Post by Adam Ashton / The News Tribune on March 30, 2011 at 1:14 pm |
March 30, 2011 1:14 pm

The addition of a new combat aviation brigade at Joint Base Lewis-McChord signals the tail end of the Army’s rapid expansion there, a base spokesman said.

The 16th Combat Aviation Brigade will begin building up at Lewis-McChord as early as this June, bringing 1,400 news soldiers and 44 more helicopters.

The Army said today the brigade will draw on existing resources stationed at Lewis-McChord, Fort Wainwright, Alaska and Fort Hood, Texas. Lewis-McChord would have a total of 143 helicopters, though not all of them would be assigned to the new brigade.

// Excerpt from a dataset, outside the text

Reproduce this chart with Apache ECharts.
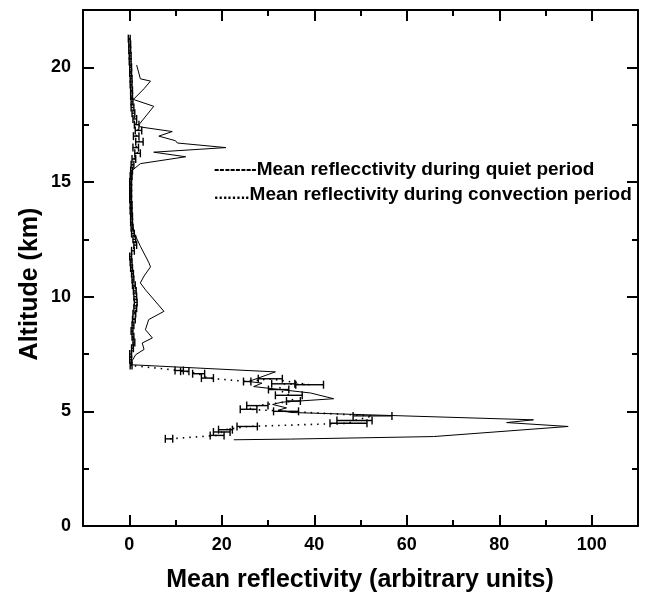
<!DOCTYPE html>
<html>
<head>
<meta charset="utf-8">
<script src="https://cdn.jsdelivr.net/npm/echarts@6/dist/echarts.min.js"></script>
<style>html,body{margin:0;padding:0;background:#fff}#c{width:648px;height:596px}</style>
</head>
<body>
<div id="c"></div>
<script>
// ---- Data ----
const xMajorTicks = [0, 20, 40, 60, 80, 100];
const xMinorTicks = [10, 30, 50, 70, 90];
const yMajorTicks = [0, 5, 10, 15, 20];
const yMinorTicks = [2.5, 7.5, 12.5, 17.5];

// quiet period (solid line): altitude (km) and mean reflectivity
const quietAlt = [20.1, 19.5, 19.4, 19.07, 18.6, 18.3, 17.5, 17.4, 17.2, 17.0, 16.8, 16.7, 16.5, 16.3, 16.1, 15.8, 15.5, 15.0, 14.5, 14.0, 13.4, 12.8, 12.2, 11.5, 11.3, 10.9, 10.6, 10.3, 9.36, 9.0, 8.56, 8.2, 7.98, 7.7, 7.47, 7.2, 7.03, 6.72, 6.3, 6.23, 6.08, 5.8, 5.55, 5.4, 5.3, 5.15, 5.05, 4.95, 4.63, 4.51, 4.34, 3.9, 3.79, 3.76];
const quietVal = [1.6, 2.4, 4.6, 3.2, 0.9, 5.3, 2.1, 2.4, 9.3, 6.4, 10.0, 10.4, 20.9, 5.3, 12.2, 2.4, 0.6, 0.4, 0.3, 0.4, 0.6, 1.0, 2.4, 4.2, 4.6, 3.2, 2.4, 3.5, 7.5, 4.2, 3.5, 5.0, 2.8, 3.2, 1.4, 0.6, 0.5, 31.6, 25.8, 28.7, 26.9, 39.2, 44.2, 33.0, 31.0, 34.0, 32.2, 35.0, 87.4, 81.6, 94.9, 65.8, 34.9, 22.6];

// convection period (dotted line with horizontal error bars)
const convAlt = [21.25, 21.0, 20.75, 20.5, 20.25, 20.0, 19.75, 19.5, 19.25, 19.0, 18.75, 18.5, 18.25, 18.0, 17.75, 17.5, 17.25, 17.0, 16.75, 16.5, 16.25, 16.0, 15.75, 15.5, 15.25, 15.0, 14.75, 14.5, 14.25, 14.0, 13.75, 13.5, 13.25, 13.0, 12.75, 12.5, 12.25, 12.0, 11.75, 11.5, 11.25, 11.0, 10.75, 10.5, 10.25, 10.0, 9.75, 9.5, 9.25, 9.0, 8.75, 8.5, 8.25, 8.0, 7.75, 7.5, 7.25, 7.0,
  6.78, 6.75, 6.64, 6.45, 6.3, 6.42, 6.16, 6.2, 5.95, 5.7, 5.45, 5.25, 5.09, 5.0, 4.8, 4.6, 4.48, 4.34, 4.2, 4.1, 3.95, 3.8];
const convVal = [0.0, 0.1, 0.1, 0.2, 0.2, 0.3, 0.3, 0.4, 0.4, 0.5, 0.5, 0.6, 0.7, 0.9, 1.2, 1.6, 2.0, 1.5, 2.2, 1.4, 1.8, 1.0, 0.7, 0.5, 0.4, 0.3, 0.3, 0.3, 0.3, 0.4, 0.4, 0.5, 0.5, 0.6, 0.8, 1.1, 1.3, 0.8, 0.3, 0.4, 0.5, 0.7, 0.8, 1.0, 1.2, 1.3, 1.4, 1.3, 1.1, 1.0, 0.8, 0.6, 0.8, 1.0, 0.7, 0.3, 0.3, 0.4,
  10.8, 12.0, 15.0, 16.9, 25.5, 30.5, 39.0, 33.3, 32.3, 34.5, 35.5, 27.7, 25.8, 33.9, 52.6, 48.7, 47.4, 25.5, 20.8, 20.0, 19.0, 8.6];
const convErr = [0.2, 0.2, 0.2, 0.2, 0.2, 0.2, 0.2, 0.2, 0.2, 0.2, 0.2, 0.2, 0.3, 0.3, 0.4, 0.5, 0.7, 0.6, 0.8, 0.6, 0.6, 0.4, 0.3, 0.2, 0.2, 0.2, 0.2, 0.2, 0.2, 0.2, 0.2, 0.2, 0.2, 0.2, 0.3, 0.3, 0.3, 0.3, 0.2, 0.2, 0.2, 0.2, 0.2, 0.3, 0.3, 0.3, 0.3, 0.3, 0.3, 0.3, 0.2, 0.2, 0.2, 0.2, 0.2, 0.2, 0.2, 0.2,
  0.9, 0.9, 1.3, 1.3, 0.8, 2.6, 3.0, 2.5, 2.2, 2.9, 1.5, 2.3, 1.8, 2.7, 4.2, 3.8, 4.0, 2.2, 1.5, 1.8, 1.5, 0.8];

const xTitle = 'Mean reflectivity (arbitrary units)';
const yTitle = 'Altitude (km)';
const legend1Mark = '--------';
const legend1Text = 'Mean reflecctivity during quiet period';
const legend2Mark = '........';
const legend2Text = 'Mean reflectivity during convection period';

// ---- Build options ----
const FONT = '"Liberation Sans", Arial, sans-serif';
const quietData = quietAlt.map((a, i) => [quietVal[i], a]);
const convData = convAlt.map((a, i) => [convVal[i], a]);
const errData = convAlt.map((a, i) => [convVal[i], a, convErr[i]]);

function xAx(position, ticks, len, lineShow, labels) {
  return {
    type: 'value', position: position, min: -10, max: 110,
    axisLine: {show: lineShow, onZero: false, lineStyle: {color: '#000', width: 2}},
    axisTick: {show: true, inside: true, length: len, customValues: ticks, lineStyle: {color: '#000', width: 2}},
    axisLabel: labels ? {show: true, customValues: ticks, color: '#000', fontFamily: FONT, fontWeight: 'bold', fontSize: 18, margin: 10} : {show: false},
    splitLine: {show: false}
  };
}
function yAx(position, ticks, len, lineShow, labels) {
  return {
    type: 'value', position: position, min: 0, max: 22.5,
    axisLine: {show: lineShow, onZero: false, lineStyle: {color: '#000', width: 2}},
    axisTick: {show: true, inside: true, length: len, customValues: ticks, lineStyle: {color: '#000', width: 2}},
    axisLabel: labels ? {show: true, customValues: ticks, color: '#000', fontFamily: FONT, fontWeight: 'bold', fontSize: 18, margin: 12} : {show: false},
    splitLine: {show: false}
  };
}

const chart = echarts.init(document.getElementById('c'), null, {renderer: 'canvas'});
chart.setOption({
  backgroundColor: '#fff',
  animation: false,
  grid: {left: 83, right: 10, top: 10, bottom: 70, containLabel: false},
  xAxis: [
    xAx('bottom', xMajorTicks, 11, true, true),
    xAx('bottom', xMinorTicks, 6, false, false),
    xAx('top', xMajorTicks, 11, true, false),
    xAx('top', xMinorTicks, 6, false, false)
  ],
  yAxis: [
    yAx('left', yMajorTicks, 11, true, true),
    yAx('left', yMinorTicks, 6, false, false),
    yAx('right', yMajorTicks, 11, true, false),
    yAx('right', yMinorTicks, 6, false, false)
  ],
  graphic: [
    {type: 'text', x: 360, y: 580, style: {text: xTitle, font: 'bold 25px ' + FONT, fill: '#000', align: 'center', verticalAlign: 'middle'}},
    {type: 'text', x: 30, y: 284, rotation: Math.PI / 2, style: {text: yTitle, font: 'bold 25px ' + FONT, fill: '#000', align: 'center', verticalAlign: 'middle'}},
    {type: 'text', x: 214, y: 170, style: {
      text: '{m|' + legend1Mark + '}{t|' + legend1Text + '}', verticalAlign: 'middle',
      rich: {m: {font: 'bold 16px ' + FONT, fill: '#000'}, t: {font: 'bold 19px ' + FONT, fill: '#000'}}
    }},
    {type: 'text', x: 214, y: 195, style: {
      text: '{m|' + legend2Mark + '}{t|' + legend2Text + '}', verticalAlign: 'middle',
      rich: {m: {font: 'bold 16px ' + FONT, fill: '#000'}, t: {font: 'bold 19px ' + FONT, fill: '#000'}}
    }}
  ],
  series: [
    {
      type: 'line', data: quietData, xAxisIndex: 0, yAxisIndex: 0,
      showSymbol: false, symbol: 'none', smooth: false,
      lineStyle: {color: '#000', width: 1}
    },
    {
      type: 'line', data: convData, xAxisIndex: 0, yAxisIndex: 0,
      showSymbol: false, symbol: 'none', smooth: false,
      lineStyle: {color: '#000', width: 1.6, type: [1.5, 5]}
    },
    {
      type: 'custom', data: errData, xAxisIndex: 0, yAxisIndex: 0,
      renderItem: function (params, api) {
        const x = api.value(0), y = api.value(1), e = api.value(2);
        const p1 = api.coord([x - e, y]);
        const p2 = api.coord([x + e, y]);
        const h = 4;
        const st = {stroke: '#000', lineWidth: 1.4};
        return {
          type: 'group',
          children: [
            {type: 'line', shape: {x1: p1[0], y1: p1[1], x2: p2[0], y2: p2[1]}, style: st},
            {type: 'line', shape: {x1: p1[0], y1: p1[1] - h, x2: p1[0], y2: p1[1] + h}, style: st},
            {type: 'line', shape: {x1: p2[0], y1: p2[1] - h, x2: p2[0], y2: p2[1] + h}, style: st}
          ]
        };
      }
    }
  ]
});
</script>
</body>
</html>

After the new brigade’s in place, base spokesman J.C. Matthews says the Army has plans to add just 600 more soldiers to Lewis-McChord through 2016. Since 2003, the Army’s ranks at Lewis-McChord swelled from 19,000 to more than 32,000.

“That is all the additional growth we can see from here,” Matthews said, referring to the aviation brigade and the additional 600 soldiers.

Lewis-McChord’s recent growth reflects the Pentagon’s move to joint basing in 2005, a decision that put more resources at fewer bases.  It also stems from the success of the Stryker, Lewis-McChord’s marquee vehicle, in the Iraq war. Three Stryker brigades are stationed there today. That vehicle wasn’t even in service until 2002.

“We’ve had a lot of growth,” said Rep. Norm Dicks, D-Belfair. “You just never know what’s going to happen. I would’ve never suspected we’d have three Stryker brigades.”

But the growth also stressed surrounding communities that weren’t prepared for the expansion. They’re lobbying the state and federal government to build traffic improvements along Interstate 5.

Matthews said the base is working on projects to catch up to its growth, such as expanding a sewage treatment plant and collaborating with local governments on roadwork planning.

The aviation brigade “is going to continue to enable us to do the nation’s work,” Matthews said. “This really gets us very close to the end of the growth that has been projected.”